As a quick recap, I was underweight financials long before the crisis due to the sector’s weight exceeding 20% in the SPX, then went more underweight when the yield curve inverted and have been very underweight and very skeptical ever since. The book value argument is sketchy as I don’t think book value is reliable these days because I do not believe the banks are done writing down the crisis.
One observation that I think contributes to the conversation is that twelve years ago we had a tech bubble and many of the big surviving companies are trading at fractions of where they were 12 years ago, earning much more money than they were 12 years ago and fundamentally are much better businesses than they were 12 years ago but the market appears not to care..yet. Intel (INTC) peaked at $73 and is now at $23. Cisco peaked at $79 and is now at $18. And there are others but obviously there have been some success stories too like Amazon (AMZN).
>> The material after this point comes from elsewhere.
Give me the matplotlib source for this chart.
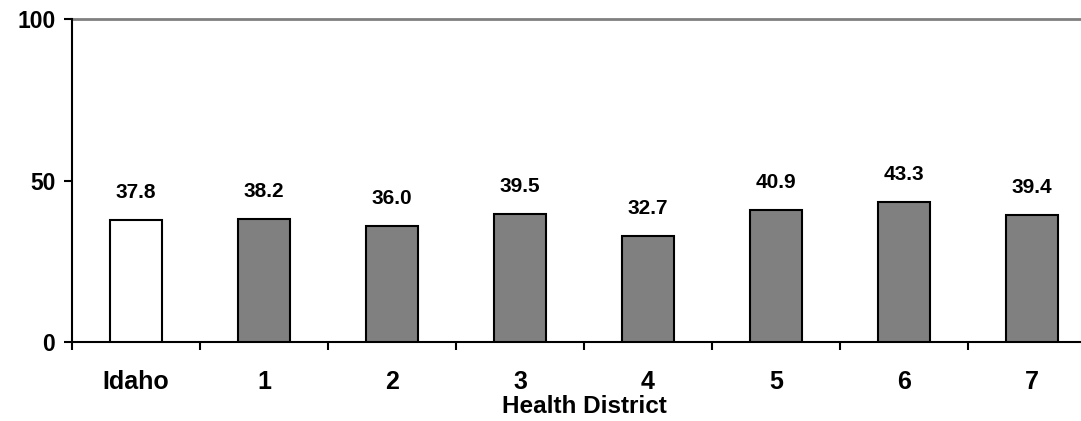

There could be success stories with US banks too but there won’t be a lot of them as I believe the financial crisis is far more serious than the tech wreck. With the tech wreck, the market took something new and overreacted sending valuations to unsustainable levels. With financials the valuations were fine but then the industry got far too aggressive on just about every front which dominoed into their blowing themselves up. If tech has not recovered after 12 years for a bubble that was not as bad as the financial bubble then how long do you think it will take for the banks to recover?
Obviously people draw their own conclusions and so you may view this much differently than I do but for now I continue to prefer banks from select foreign markets, exchange stocks (although we don’t own one currently) and we also own an index provider.